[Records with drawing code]
——————
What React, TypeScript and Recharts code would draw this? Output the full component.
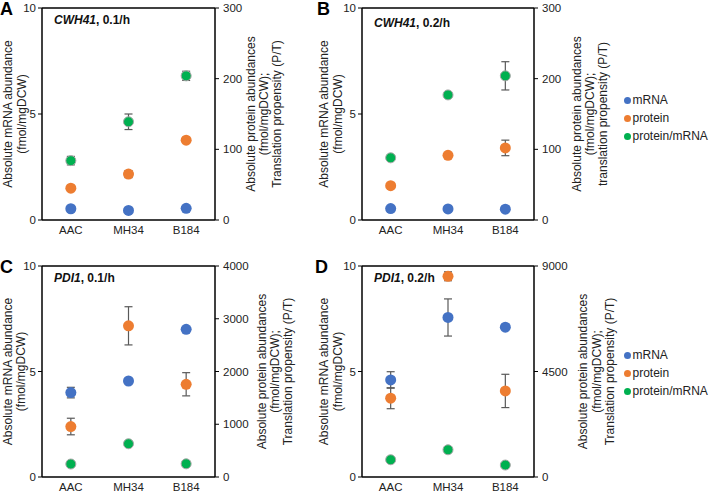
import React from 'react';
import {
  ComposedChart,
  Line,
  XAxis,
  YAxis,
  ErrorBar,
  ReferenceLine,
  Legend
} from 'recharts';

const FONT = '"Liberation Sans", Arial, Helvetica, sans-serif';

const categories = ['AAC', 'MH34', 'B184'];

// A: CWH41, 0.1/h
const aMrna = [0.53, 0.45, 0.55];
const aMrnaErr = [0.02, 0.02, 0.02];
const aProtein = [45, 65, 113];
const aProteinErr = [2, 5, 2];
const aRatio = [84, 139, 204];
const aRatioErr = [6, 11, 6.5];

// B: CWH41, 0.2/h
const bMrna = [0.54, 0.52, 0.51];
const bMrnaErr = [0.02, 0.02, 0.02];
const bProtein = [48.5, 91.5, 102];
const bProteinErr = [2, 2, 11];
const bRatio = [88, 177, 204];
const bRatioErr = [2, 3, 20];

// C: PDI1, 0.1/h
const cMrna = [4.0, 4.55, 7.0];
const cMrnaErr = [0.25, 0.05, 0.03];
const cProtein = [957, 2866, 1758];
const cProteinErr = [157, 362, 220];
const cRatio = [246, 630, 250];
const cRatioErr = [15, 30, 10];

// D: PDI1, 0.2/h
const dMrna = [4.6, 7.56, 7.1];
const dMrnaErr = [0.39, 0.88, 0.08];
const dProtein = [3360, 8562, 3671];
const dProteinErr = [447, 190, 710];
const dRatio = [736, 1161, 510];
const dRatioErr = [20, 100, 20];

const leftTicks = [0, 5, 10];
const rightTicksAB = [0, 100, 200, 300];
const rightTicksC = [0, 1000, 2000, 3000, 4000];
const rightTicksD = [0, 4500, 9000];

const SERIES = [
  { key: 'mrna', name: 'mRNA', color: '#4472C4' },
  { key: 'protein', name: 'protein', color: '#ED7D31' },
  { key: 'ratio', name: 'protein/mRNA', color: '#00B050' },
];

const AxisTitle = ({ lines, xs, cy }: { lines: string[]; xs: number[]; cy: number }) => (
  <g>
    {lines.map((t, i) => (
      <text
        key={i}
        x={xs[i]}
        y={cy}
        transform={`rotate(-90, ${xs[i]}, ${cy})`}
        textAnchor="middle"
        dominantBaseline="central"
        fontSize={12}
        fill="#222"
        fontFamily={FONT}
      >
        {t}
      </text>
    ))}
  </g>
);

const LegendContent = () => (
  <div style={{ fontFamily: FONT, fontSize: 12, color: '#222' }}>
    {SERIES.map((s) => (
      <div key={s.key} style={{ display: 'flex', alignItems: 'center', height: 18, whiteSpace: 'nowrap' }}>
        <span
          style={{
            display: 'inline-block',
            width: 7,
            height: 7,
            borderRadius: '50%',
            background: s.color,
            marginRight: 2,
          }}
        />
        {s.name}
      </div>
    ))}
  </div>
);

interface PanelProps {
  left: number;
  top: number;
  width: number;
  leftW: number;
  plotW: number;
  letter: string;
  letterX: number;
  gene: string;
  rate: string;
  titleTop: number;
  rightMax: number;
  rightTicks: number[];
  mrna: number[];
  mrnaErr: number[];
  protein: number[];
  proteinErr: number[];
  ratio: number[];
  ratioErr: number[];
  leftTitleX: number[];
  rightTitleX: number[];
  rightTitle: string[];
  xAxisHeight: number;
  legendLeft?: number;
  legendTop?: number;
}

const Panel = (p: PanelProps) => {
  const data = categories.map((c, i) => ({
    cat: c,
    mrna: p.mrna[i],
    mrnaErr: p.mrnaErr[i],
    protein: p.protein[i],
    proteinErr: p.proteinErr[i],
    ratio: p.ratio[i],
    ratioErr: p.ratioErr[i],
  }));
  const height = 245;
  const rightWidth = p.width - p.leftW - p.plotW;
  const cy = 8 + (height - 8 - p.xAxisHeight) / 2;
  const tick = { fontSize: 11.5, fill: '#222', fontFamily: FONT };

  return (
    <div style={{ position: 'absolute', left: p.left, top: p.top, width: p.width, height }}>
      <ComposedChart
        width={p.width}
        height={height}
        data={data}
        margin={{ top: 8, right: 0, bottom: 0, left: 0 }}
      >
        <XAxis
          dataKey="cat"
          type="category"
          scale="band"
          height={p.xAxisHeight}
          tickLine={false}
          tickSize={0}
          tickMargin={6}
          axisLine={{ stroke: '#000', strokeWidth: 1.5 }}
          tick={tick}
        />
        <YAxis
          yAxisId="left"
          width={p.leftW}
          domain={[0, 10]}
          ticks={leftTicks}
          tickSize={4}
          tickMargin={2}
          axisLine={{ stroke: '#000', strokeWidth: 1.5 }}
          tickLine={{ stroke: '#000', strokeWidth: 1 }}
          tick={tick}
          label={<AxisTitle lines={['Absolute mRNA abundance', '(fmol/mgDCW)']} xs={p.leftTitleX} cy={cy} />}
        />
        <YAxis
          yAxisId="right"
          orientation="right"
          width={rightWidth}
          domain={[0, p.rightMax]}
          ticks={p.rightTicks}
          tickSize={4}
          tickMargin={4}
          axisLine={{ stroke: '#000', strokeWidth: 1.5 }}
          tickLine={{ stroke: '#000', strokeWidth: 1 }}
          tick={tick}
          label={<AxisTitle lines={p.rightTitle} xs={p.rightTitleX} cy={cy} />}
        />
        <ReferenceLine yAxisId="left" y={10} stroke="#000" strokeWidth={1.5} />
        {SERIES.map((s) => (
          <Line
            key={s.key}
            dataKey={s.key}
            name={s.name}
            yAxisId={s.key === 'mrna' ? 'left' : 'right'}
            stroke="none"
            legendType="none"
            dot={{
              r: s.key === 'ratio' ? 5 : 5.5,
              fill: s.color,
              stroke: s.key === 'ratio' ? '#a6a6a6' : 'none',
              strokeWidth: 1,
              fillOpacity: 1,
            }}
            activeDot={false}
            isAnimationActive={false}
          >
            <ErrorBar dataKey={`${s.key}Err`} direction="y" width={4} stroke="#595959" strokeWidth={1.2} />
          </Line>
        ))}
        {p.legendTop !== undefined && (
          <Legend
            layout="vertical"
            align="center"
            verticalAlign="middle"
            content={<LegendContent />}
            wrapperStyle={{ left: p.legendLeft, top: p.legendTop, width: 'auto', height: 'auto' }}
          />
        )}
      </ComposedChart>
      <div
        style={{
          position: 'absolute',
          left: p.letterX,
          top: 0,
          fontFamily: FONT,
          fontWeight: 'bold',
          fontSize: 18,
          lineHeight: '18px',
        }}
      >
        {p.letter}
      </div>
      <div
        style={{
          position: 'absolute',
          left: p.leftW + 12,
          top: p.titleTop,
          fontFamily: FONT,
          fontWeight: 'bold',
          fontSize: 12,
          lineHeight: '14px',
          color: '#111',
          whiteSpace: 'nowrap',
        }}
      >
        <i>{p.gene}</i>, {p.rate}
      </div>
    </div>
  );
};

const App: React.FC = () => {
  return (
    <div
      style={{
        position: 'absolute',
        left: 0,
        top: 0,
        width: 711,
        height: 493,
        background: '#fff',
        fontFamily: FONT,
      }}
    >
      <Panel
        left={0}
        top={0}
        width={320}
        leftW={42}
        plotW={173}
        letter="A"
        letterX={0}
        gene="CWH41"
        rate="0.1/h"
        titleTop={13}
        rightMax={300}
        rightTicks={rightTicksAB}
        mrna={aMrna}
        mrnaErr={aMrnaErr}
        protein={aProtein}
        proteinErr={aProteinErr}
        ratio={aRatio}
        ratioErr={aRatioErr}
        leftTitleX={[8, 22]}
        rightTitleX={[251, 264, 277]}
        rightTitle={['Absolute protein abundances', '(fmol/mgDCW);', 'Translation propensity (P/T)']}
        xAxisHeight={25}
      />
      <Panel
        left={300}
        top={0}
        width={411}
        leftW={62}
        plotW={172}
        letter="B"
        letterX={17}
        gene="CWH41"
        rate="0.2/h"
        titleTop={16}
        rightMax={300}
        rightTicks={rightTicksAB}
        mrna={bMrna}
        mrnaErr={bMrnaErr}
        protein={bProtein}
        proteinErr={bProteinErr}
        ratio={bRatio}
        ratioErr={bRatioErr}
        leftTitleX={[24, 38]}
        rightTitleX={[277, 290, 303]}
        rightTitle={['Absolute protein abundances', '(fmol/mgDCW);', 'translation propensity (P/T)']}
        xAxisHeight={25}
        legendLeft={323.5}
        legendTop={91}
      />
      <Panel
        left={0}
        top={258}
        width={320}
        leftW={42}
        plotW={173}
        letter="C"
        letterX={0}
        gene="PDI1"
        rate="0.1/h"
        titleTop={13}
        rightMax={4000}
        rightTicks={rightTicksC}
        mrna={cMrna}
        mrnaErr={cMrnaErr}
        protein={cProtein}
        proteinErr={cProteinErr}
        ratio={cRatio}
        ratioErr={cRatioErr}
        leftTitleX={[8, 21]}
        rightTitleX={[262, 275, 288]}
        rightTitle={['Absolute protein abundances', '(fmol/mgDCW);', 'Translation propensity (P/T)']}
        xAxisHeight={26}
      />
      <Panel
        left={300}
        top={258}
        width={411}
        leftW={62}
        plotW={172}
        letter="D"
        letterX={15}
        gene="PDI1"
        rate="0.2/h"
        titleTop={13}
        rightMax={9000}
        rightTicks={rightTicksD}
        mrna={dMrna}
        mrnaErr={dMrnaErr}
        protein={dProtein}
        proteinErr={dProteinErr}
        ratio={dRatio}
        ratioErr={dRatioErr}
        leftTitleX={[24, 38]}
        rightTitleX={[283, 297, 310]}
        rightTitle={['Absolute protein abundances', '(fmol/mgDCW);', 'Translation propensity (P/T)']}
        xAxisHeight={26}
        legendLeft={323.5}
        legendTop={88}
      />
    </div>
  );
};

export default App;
——————
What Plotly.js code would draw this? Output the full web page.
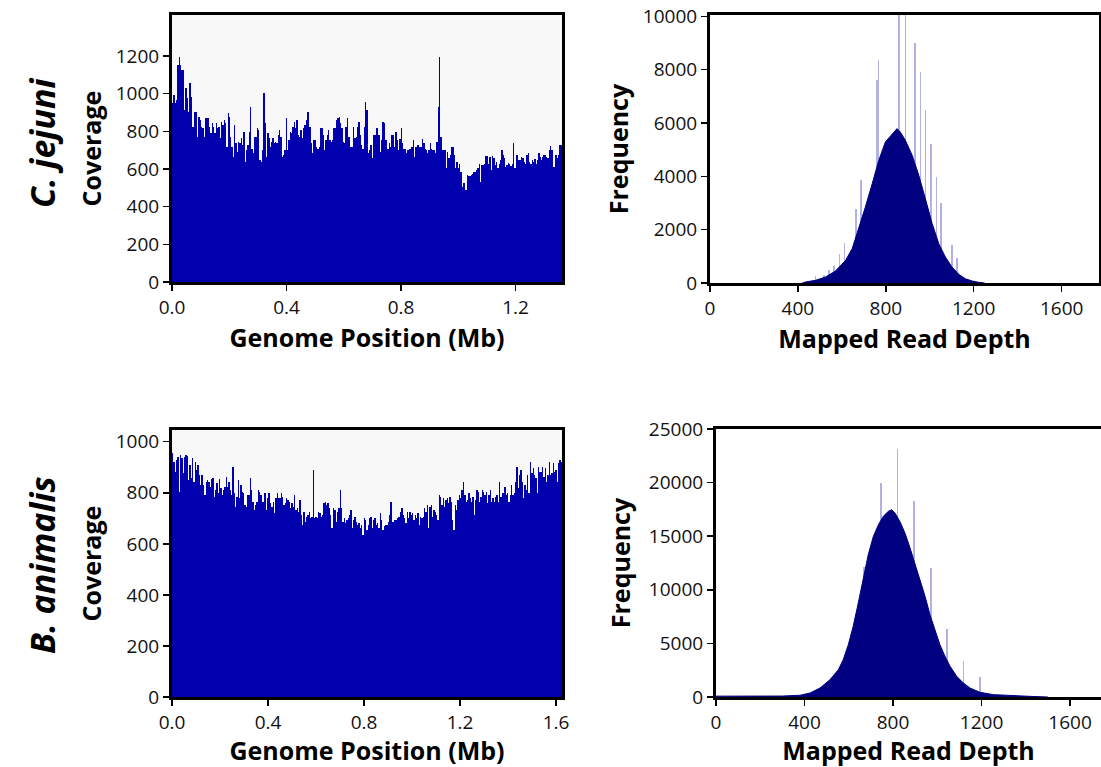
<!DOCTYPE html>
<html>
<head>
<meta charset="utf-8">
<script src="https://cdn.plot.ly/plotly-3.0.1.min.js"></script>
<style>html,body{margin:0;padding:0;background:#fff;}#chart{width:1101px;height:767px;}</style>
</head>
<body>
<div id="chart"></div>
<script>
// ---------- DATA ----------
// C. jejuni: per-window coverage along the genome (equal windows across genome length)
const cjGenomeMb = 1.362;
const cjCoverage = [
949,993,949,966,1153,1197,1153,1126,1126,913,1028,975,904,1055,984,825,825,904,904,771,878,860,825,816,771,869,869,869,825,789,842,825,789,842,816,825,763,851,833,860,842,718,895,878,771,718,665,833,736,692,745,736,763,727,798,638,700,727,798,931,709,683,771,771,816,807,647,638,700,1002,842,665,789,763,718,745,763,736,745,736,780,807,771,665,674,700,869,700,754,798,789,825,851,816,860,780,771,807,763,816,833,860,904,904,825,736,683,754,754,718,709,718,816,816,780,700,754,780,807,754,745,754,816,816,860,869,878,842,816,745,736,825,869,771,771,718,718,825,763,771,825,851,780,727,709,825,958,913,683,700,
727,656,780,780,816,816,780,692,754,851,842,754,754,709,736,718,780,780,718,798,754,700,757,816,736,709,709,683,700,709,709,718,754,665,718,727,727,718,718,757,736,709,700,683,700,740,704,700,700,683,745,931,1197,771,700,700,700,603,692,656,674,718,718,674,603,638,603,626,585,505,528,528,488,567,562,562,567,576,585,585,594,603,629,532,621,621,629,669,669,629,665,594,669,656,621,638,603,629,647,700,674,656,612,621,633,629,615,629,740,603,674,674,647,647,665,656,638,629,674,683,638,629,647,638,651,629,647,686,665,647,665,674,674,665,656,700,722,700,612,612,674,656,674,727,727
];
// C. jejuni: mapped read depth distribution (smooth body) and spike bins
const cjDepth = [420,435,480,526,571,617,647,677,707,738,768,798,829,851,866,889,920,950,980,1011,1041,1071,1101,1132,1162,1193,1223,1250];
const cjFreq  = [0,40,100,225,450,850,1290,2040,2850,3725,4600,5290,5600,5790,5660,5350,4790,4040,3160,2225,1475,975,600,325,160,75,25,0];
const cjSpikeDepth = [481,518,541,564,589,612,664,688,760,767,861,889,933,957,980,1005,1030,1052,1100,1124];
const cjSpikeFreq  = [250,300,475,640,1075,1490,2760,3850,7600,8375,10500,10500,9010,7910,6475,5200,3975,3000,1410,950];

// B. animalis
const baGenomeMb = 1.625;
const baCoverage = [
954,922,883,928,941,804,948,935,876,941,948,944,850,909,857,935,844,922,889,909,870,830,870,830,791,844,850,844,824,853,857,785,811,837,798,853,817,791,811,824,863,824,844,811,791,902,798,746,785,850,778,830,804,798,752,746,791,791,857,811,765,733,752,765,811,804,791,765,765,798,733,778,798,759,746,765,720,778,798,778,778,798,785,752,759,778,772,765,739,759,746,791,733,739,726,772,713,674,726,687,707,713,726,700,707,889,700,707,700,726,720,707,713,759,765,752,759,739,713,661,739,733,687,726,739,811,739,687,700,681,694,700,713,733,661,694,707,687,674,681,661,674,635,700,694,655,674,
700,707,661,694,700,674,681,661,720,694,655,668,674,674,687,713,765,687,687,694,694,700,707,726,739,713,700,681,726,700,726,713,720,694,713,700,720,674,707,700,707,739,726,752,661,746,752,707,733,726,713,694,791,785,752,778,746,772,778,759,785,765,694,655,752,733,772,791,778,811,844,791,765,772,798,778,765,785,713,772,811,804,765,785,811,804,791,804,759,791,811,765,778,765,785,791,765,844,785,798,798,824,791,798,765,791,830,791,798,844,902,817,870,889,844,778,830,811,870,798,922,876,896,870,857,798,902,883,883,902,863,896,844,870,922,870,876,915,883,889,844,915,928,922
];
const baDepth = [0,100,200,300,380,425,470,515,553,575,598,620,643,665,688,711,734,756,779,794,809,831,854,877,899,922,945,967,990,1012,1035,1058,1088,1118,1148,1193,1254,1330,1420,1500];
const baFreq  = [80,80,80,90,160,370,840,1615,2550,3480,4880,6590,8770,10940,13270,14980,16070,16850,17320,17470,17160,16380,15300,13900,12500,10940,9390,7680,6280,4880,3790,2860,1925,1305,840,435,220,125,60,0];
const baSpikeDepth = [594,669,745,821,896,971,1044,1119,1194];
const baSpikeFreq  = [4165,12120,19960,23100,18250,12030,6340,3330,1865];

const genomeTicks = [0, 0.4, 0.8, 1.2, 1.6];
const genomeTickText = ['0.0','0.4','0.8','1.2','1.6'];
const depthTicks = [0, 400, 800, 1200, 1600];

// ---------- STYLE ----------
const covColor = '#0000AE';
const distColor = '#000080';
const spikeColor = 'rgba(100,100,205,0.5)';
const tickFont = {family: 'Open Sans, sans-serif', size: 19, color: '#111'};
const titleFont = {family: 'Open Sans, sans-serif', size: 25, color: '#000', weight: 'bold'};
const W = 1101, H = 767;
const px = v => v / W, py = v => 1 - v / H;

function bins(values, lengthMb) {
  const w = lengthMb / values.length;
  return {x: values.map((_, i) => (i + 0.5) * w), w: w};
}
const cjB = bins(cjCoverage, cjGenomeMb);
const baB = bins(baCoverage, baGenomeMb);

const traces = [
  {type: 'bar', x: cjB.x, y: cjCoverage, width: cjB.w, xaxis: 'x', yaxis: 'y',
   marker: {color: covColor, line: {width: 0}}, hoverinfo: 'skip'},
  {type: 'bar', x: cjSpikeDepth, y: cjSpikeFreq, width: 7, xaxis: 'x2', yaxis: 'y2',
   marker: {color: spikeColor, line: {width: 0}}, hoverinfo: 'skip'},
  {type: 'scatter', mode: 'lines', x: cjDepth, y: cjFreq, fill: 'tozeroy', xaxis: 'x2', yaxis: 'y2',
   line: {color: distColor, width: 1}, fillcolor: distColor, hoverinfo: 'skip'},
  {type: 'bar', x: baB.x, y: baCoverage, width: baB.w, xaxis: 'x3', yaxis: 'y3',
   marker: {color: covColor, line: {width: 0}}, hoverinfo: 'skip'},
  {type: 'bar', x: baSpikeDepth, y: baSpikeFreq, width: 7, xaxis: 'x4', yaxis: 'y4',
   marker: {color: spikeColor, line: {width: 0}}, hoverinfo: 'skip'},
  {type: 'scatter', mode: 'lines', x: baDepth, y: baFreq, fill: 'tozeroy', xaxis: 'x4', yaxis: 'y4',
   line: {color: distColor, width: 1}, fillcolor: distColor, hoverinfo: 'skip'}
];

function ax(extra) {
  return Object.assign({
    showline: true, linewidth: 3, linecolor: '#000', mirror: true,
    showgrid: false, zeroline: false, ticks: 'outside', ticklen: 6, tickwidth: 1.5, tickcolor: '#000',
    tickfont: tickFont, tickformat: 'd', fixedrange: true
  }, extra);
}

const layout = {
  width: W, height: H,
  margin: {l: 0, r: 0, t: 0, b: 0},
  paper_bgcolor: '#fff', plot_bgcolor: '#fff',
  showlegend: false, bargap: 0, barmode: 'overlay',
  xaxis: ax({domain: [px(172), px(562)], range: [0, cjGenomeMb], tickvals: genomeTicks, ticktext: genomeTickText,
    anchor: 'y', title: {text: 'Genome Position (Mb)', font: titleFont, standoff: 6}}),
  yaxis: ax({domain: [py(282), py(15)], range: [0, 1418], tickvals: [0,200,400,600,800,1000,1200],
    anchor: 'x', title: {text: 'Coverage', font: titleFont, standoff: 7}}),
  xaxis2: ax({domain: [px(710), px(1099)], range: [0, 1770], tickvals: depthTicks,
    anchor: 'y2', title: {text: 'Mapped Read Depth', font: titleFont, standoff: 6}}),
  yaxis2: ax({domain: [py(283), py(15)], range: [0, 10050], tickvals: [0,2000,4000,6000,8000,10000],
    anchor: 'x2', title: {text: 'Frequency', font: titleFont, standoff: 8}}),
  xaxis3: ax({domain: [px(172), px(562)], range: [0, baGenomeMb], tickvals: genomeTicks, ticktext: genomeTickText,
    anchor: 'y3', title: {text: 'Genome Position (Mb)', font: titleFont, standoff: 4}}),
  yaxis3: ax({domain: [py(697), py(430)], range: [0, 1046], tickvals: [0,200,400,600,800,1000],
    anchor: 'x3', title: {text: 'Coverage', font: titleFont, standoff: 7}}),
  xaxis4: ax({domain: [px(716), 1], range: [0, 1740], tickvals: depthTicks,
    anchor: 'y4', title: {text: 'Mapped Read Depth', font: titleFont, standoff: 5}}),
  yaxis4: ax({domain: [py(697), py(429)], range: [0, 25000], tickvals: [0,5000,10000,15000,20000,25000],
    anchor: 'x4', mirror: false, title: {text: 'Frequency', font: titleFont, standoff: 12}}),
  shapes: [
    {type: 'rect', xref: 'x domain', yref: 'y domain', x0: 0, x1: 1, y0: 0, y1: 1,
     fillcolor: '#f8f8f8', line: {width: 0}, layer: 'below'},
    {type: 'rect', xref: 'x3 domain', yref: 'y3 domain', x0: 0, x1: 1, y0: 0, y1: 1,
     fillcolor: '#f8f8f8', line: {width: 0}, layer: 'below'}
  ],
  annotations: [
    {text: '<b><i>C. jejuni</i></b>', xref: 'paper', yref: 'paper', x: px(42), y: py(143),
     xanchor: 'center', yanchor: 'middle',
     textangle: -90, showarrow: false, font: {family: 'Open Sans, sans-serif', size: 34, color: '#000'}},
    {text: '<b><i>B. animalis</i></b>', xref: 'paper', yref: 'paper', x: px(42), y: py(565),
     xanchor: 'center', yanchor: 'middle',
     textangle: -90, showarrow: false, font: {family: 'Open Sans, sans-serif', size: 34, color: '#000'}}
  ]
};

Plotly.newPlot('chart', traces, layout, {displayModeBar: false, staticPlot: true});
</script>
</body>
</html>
——————
#### [Description of the task]
From the records above, copy exactly the lines starting at the one with "What React, TypeScript" and ending at the one with "const rightTicksD = [0, 4500, 9000];", and no others. Pictures stay out.

#### [Response to the task]
What React, TypeScript and Recharts code would draw this? Output the full component.
import React from 'react';
import {
  ComposedChart,
  Line,
  XAxis,
  YAxis,
  ErrorBar,
  ReferenceLine,
  Legend
} from 'recharts';

const FONT = '"Liberation Sans", Arial, Helvetica, sans-serif';

const categories = ['AAC', 'MH34', 'B184'];

// A: CWH41, 0.1/h
const aMrna = [0.53, 0.45, 0.55];
const aMrnaErr = [0.02, 0.02, 0.02];
const aProtein = [45, 65, 113];
const aProteinErr = [2, 5, 2];
const aRatio = [84, 139, 204];
const aRatioErr = [6, 11, 6.5];

// B: CWH41, 0.2/h
const bMrna = [0.54, 0.52, 0.51];
const bMrnaErr = [0.02, 0.02, 0.02];
const bProtein = [48.5, 91.5, 102];
const bProteinErr = [2, 2, 11];
const bRatio = [88, 177, 204];
const bRatioErr = [2, 3, 20];

// C: PDI1, 0.1/h
const cMrna = [4.0, 4.55, 7.0];
const cMrnaErr = [0.25, 0.05, 0.03];
const cProtein = [957, 2866, 1758];
const cProteinErr = [157, 362, 220];
const cRatio = [246, 630, 250];
const cRatioErr = [15, 30, 10];

// D: PDI1, 0.2/h
const dMrna = [4.6, 7.56, 7.1];
const dMrnaErr = [0.39, 0.88, 0.08];
const dProtein = [3360, 8562, 3671];
const dProteinErr = [447, 190, 710];
const dRatio = [736, 1161, 510];
const dRatioErr = [20, 100, 20];

const leftTicks = [0, 5, 10];
const rightTicksAB = [0, 100, 200, 300];
const rightTicksC = [0, 1000, 2000, 3000, 4000];
const rightTicksD = [0, 4500, 9000];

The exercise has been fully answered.